Involuting corpus luteum. On gynecology evaluation of the patient presented in Figure 7, a hypoechoic linear structure (involuting fibrin core, arrow) in the presence of low-resistance blood flow (arrowhead) was suggestive of involuting corpus luteum rather than torsion, as was the patient’s quick resolution of abdominal pain.

Management

Through the first decade of the 21st century, oophorectomy was performed on pediatric patients with torsion in 78% of cases in the United States, and a majority of cases in France and Canada.3,4,46 From 2012 to 2017, pediatric oophorectomy rates in the United States dropped from 36% to 18%.47

In contrast to ovarian torsion in the adult population, malignant masses are rarely associated with pediatric ovarian torsion, and ovarian salvage is generally preferred to oophorectomy. 0.4% to 1.4% of pediatric ovarian torsion is associated with malignancy.1,5 The majority of paraovarian masses are comprised of benign mass or cyst. Prieto et al describe a mass or cyst in 18 of 32 cases of ovarian torsion and Ashwal et al report that 41% of premenarchal torsion was associated with a benign mass or cyst.6,12 Due to hormonal influences, enlarged functional cysts cause torsion almost exclusively in post-menarchal patients.

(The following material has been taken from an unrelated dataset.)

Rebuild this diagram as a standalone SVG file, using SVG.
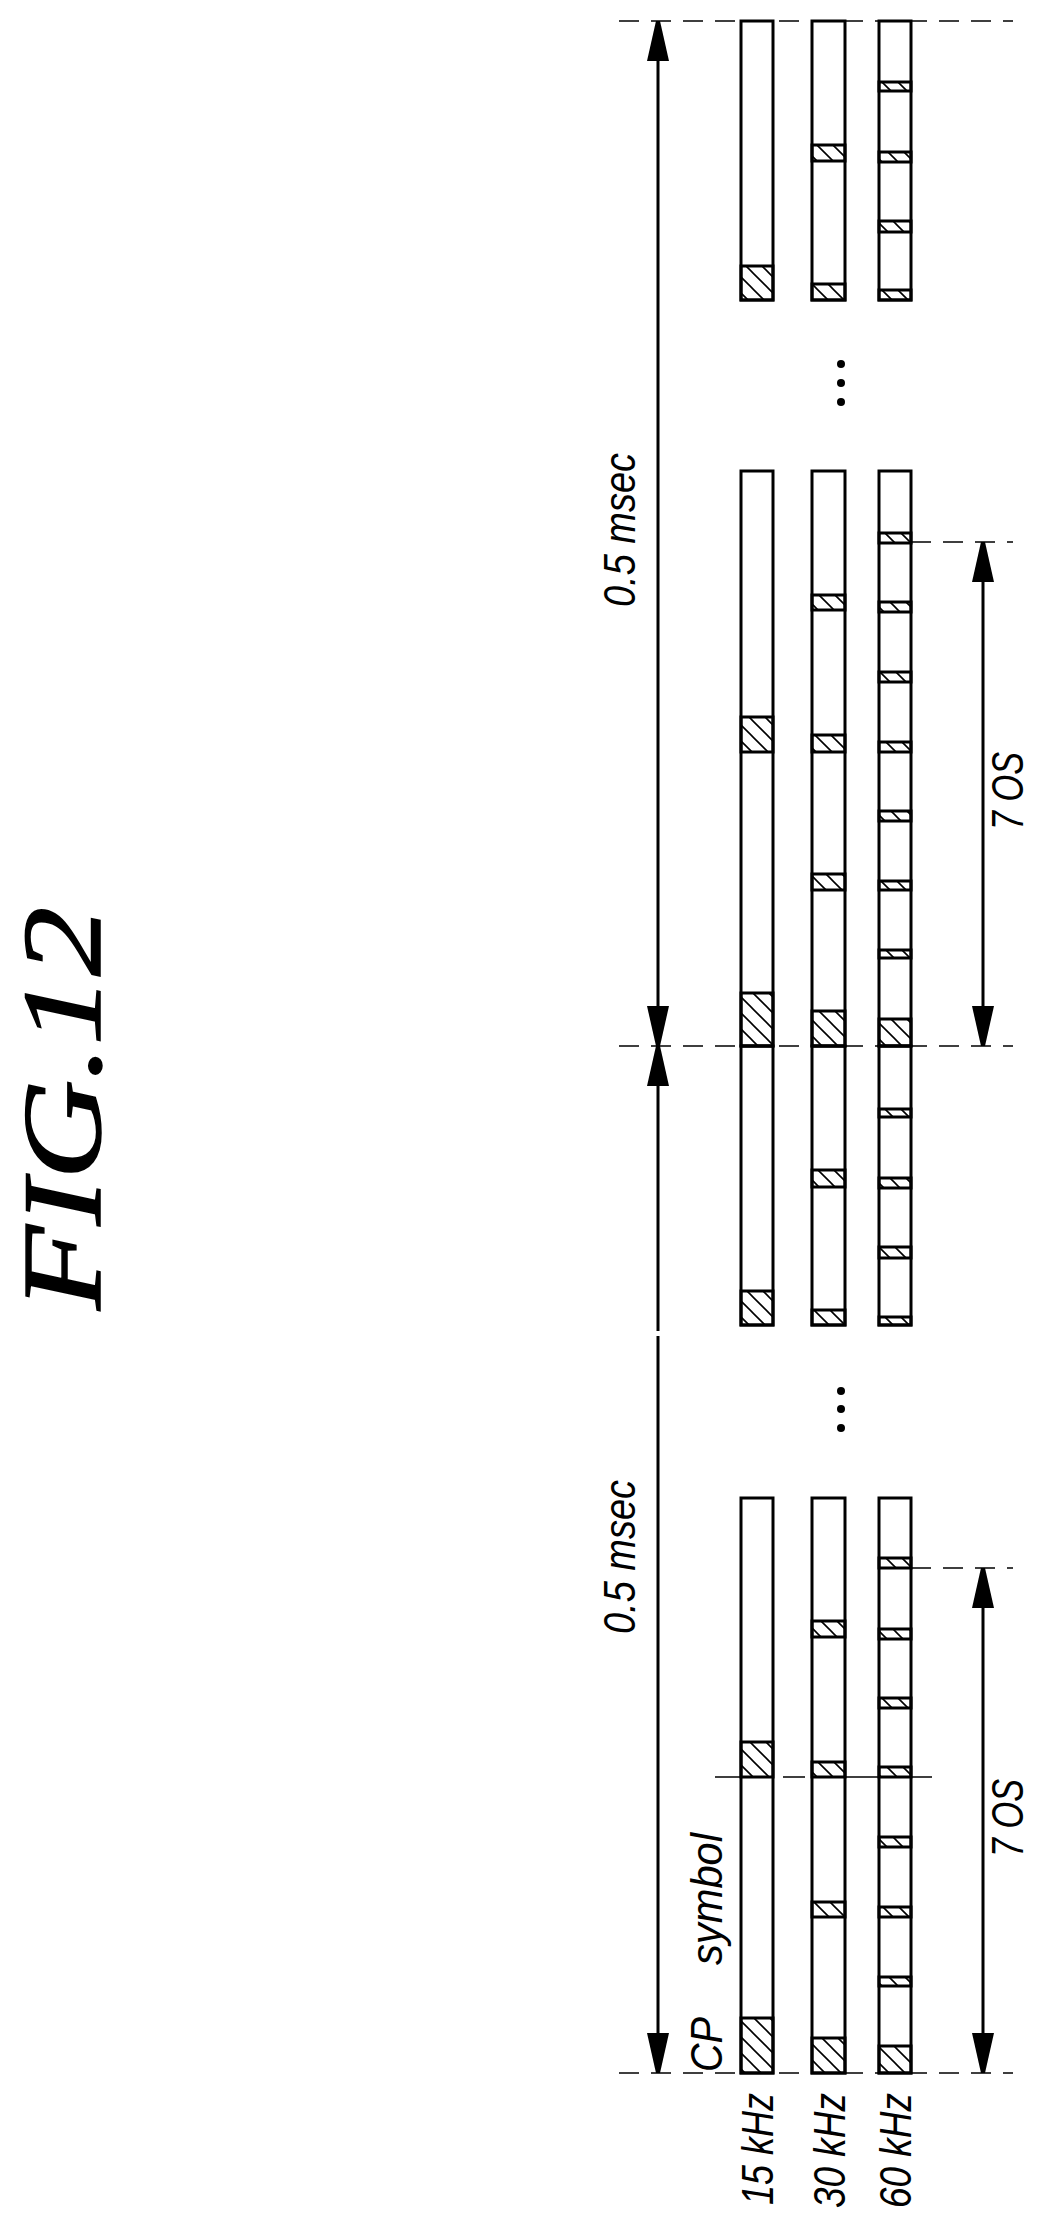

Ovarian neoplasm greater than five centimeters in diameter is associated with a two times increased likelihood of ovarian torsion. However, the rates of malignancy are lower in those with mass and torsion.48

Literature shows a high rate of follicle development in salvaged ovaries, with one series demonstrating preservation of normal anatomy and folliculogenesis in all 42 torsed ovaries within 12 weeks of detorsion. In a second series, 74% of pediatric patients had follicles visualized at a median of 18.7 weeks after detorsion, with an oophorectomy rate of 2%.13,49 Cystectomy at the time of detorsion is not shown to have an effect on the post-operative sonographic morphology of the affected ovary.50

Torsion of an ovary with underlying mass has been shown to have a better prognosis than torsion of an otherwise healthy ovary and postpubescent torsion is more likely than prepubescent torsion to be associated with an ovarian mass.51 Some suggest that diagnostic delay associated with prepubescent torsion, together with a less favorable prepubertal hormonal profile may make prepubescent torsion more susceptible to ovarian atrophy.51 Pediatric patients are found to have multiple twists in the adnexa in 43% of cases, indicating a high level of chronicity or recurrence of torsion. In that study, 22.7% of patients were found to have between 24 hours and four weeks of abdominal pain, and 44% had multiple discrete episodes of pain.44

Asynchronous bilateral torsion is a rare entity in children, having been reported only 30 times in the literature.52 History of prior torsion is a risk factor for subsequent ipsilateral or contralateral torsion, and some authors suggest that oophoropexy should be considered in all cases of pediatric torsion.53 The overall rate of recurrent torsion is 0.2% with no difference seen between ovarian preservation surgery and oophorectomy.54 The strongest indication for oophoropexy is a normal ovary on intraoperative inspection, as this suggests a long infundibulopelvic or tubo-ovarian ligament and significantly increased risk of recurrence.23

While some studies have shown a difference in management between pediatric surgery and between gynecology,4,47,55 a recent study suggests that there may not be a difference in the rates of oophoropexy, cystectomy, oophorectomy, and intra-operative time whether managed by pediatric surgery or by gynecology.56

Conclusion

Pediatric ovarian torsion is a surgical emergency that can occur at any age, and diagnostic delay can threaten viability of the ovary and fertility. Ovarian torsion may present with non-severe abdominal pain or with pain that is intermittent or subacute and therefore the physician must have a high index of suspicion for this diagnosis. POCUS is an invaluable tool that can assist the physician to assess the risk for adnexal torsion. Definitive diagnosis may be based on sonographic findings or may require advanced imaging. In contrast with adult-onset torsion, the incidence of ovarian malignancy causing torsion is exceedingly low and therefore surgical treatment aims for ovarian preservation in the majority of cases.